Diminishing Rate-Limiting Elements
Much of the current discussion on the benefits of platforms centers disproportionately on hope that the regulatory process will be streamlined, but there is no plan for such a streamlining at this time. However, even without any new, special regulatory considerations being given to platform-based vaccines, the speed of the general platform-based approach—even if restricted to the pre-investigational new drug (pre-IND) phase—will likely have a significant, measurable impact on vaccine availability.
Lowering the Risk
Because a platform vaccine technology can be leveraged for multiple uses—both for emerging as well as routine infectious diseases—a platform can be a means of achieving economies of scale and lowering the risk of ventures in emerging infectious diseases. Platform vaccine technologies are a sustainable pluripotent infrastructure that can be applied to emerging infectious disease vaccines with minimal added financial risk, thereby diminishing costs of vaccine development.
Recommendations
Whether a vaccine is designated “platform-based” should not be a factor in the speed with which it is developed. Increasing the availability of vaccines (platform- and non-platform-based) should be the overarching policy goal. Because of the enhanced awareness, value, and funding opportunities related to the ability to describe a vaccine as platform based, companies may divert resources to making the case that their vaccine meets the criteria to be called a platform. By conceptualizing platforms as falling on a spectrum, and recognizing that more than one variety of platform technology exists, this type of strategic positioning may be minimized.
The anticipated development speed of platform-based vaccines should not assume that regulatory streamlining will occur. The rapidity of development using platforms may largely be the result of the relative ease in reaching pre-investigational new drug (pre-IND) stages of development and may be very consequential, even with standard regulatory timelines post-IND.
The traditional approach to vaccine R&D should not be entirely supplanted by platform approaches. While platform-based approaches might be the future of vaccine development for many targets, there are infectious disease targets that currently exist or will likely emerge for which a traditional vaccinology approach might be most likely to succeed.
An mRNA-based vaccine platform technique appears particularly promising in terms of ease of manufacture, adaptability to various targets, and biological delivery.
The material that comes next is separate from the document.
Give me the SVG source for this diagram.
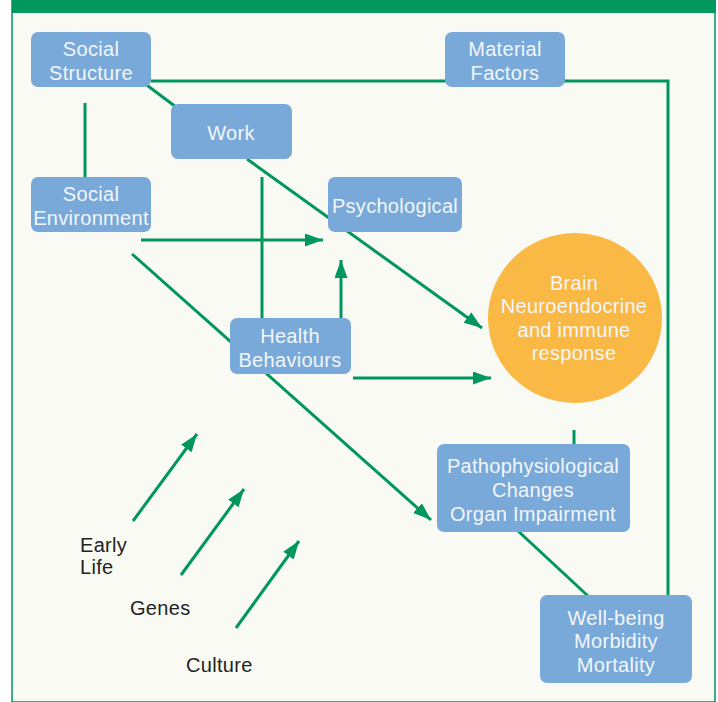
<svg xmlns="http://www.w3.org/2000/svg" width="718" height="702" viewBox="0 0 718 702">
<style>
.box{fill:#79a9d9;}
.bt{font-family:"Liberation Sans",Arial,sans-serif;font-size:20px;fill:#f2f6fb;text-anchor:middle;letter-spacing:0.3px;}
.lbl{font-family:"Liberation Sans",Arial,sans-serif;font-size:20px;fill:#222;letter-spacing:0.3px;}
.ln{stroke:#00965f;stroke-width:3;fill:none;}
</style>
<defs>
<marker id="ah" markerUnits="userSpaceOnUse" markerWidth="19" markerHeight="14" refX="18" refY="6.5" orient="auto">
<path d="M0,0 L18,6.5 L0,13 z" fill="#00965f"/>
</marker>
</defs>
<rect x="0" y="0" width="718" height="702" fill="#ffffff"/>
<rect x="12" y="0" width="703" height="702" fill="#f9faf4" stroke="#00965f" stroke-width="1.5"/>
<rect x="12" y="0" width="704" height="13" fill="#00985f"/>
<g id="connectors">
<polyline class="ln" points="151,81 668,81 668,595"/>
<line class="ln" x1="140" y1="80" x2="180" y2="110"/>
<line class="ln" x1="85" y1="103" x2="85" y2="177"/>
<line class="ln" x1="247" y1="159" x2="482" y2="328" marker-end="url(#ah)"/>
<line class="ln" x1="262" y1="177" x2="262" y2="320"/>
<line class="ln" x1="141" y1="240" x2="323" y2="240" marker-end="url(#ah)"/>
<line class="ln" x1="132" y1="254" x2="431" y2="520" marker-end="url(#ah)"/>
<line class="ln" x1="341" y1="320" x2="341" y2="260" marker-end="url(#ah)"/>
<line class="ln" x1="353" y1="378" x2="491" y2="378" marker-end="url(#ah)"/>
<line class="ln" x1="574" y1="430" x2="574" y2="446"/>
<line class="ln" x1="517" y1="530" x2="588" y2="596"/>
<line class="ln" x1="133" y1="521" x2="197" y2="434" marker-end="url(#ah)"/>
<line class="ln" x1="181" y1="575" x2="244" y2="489" marker-end="url(#ah)"/>
<line class="ln" x1="236" y1="628" x2="299" y2="541" marker-end="url(#ah)"/>
</g>
<g id="social-structure">
<rect class="box" x="31" y="32" width="120" height="55" rx="7"/>
<text class="bt" x="91" y="56">Social</text>
<text class="bt" x="91" y="80">Structure</text>
</g>
<g id="material-factors">
<rect class="box" x="445" y="32" width="120" height="55" rx="7"/>
<text class="bt" x="505" y="56">Material</text>
<text class="bt" x="505" y="80">Factors</text>
</g>
<g id="work">
<rect class="box" x="171" y="104" width="121" height="55" rx="7"/>
<text class="bt" x="231" y="140">Work</text>
</g>
<g id="social-environment">
<rect class="box" x="31" y="177" width="120" height="55" rx="7"/>
<text class="bt" x="91" y="201">Social</text>
<text class="bt" x="91" y="225">Environment</text>
</g>
<g id="psychological">
<rect class="box" x="328" y="177" width="134" height="55" rx="7"/>
<text class="bt" x="395" y="213">Psychological</text>
</g>
<g id="health-behaviours">
<rect class="box" x="230" y="318" width="121" height="56" rx="7"/>
<text class="bt" x="290" y="343">Health</text>
<text class="bt" x="290" y="367">Behaviours</text>
</g>
<g id="brain">
<ellipse cx="575" cy="318" rx="87" ry="85" fill="#fab944"/>
<text class="bt" x="574" y="290">Brain</text>
<text class="bt" x="574" y="313">Neuroendocrine</text>
<text class="bt" x="574" y="337">and immune</text>
<text class="bt" x="574" y="360">response</text>
</g>
<g id="pathophysiological">
<rect class="box" x="437" y="444" width="193" height="88" rx="7"/>
<text class="bt" x="533" y="473">Pathophysiological</text>
<text class="bt" x="533" y="497">Changes</text>
<text class="bt" x="533" y="521">Organ Impairment</text>
</g>
<g id="wellbeing">
<rect class="box" x="540" y="595" width="152" height="88" rx="7"/>
<text class="bt" x="616" y="625">Well-being</text>
<text class="bt" x="616" y="648">Morbidity</text>
<text class="bt" x="616" y="672">Mortality</text>
</g>
<g id="early-life">
<text class="lbl" x="80" y="552">Early</text>
<text class="lbl" x="80" y="574">Life</text>
</g>
<g id="genes">
<text class="lbl" x="130" y="615">Genes</text>
</g>
<g id="culture">
<text class="lbl" x="186" y="672">Culture</text>
</g>
</svg>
Platform vaccine technologies, like all other emerging infectious disease medical countermeasures, require special considerations, given market conditions. Despite the economies of scale achievable via platform-based approaches, emerging infectious diseases, by their very nature, will never represent a major market with large financial rewards and minimal opportunity costs. Dedicated programs by governments, nongovernment organizations, and philanthropies will likely play major roles for the foreseeable future in the development, uptake, and use of vaccine platform technologies.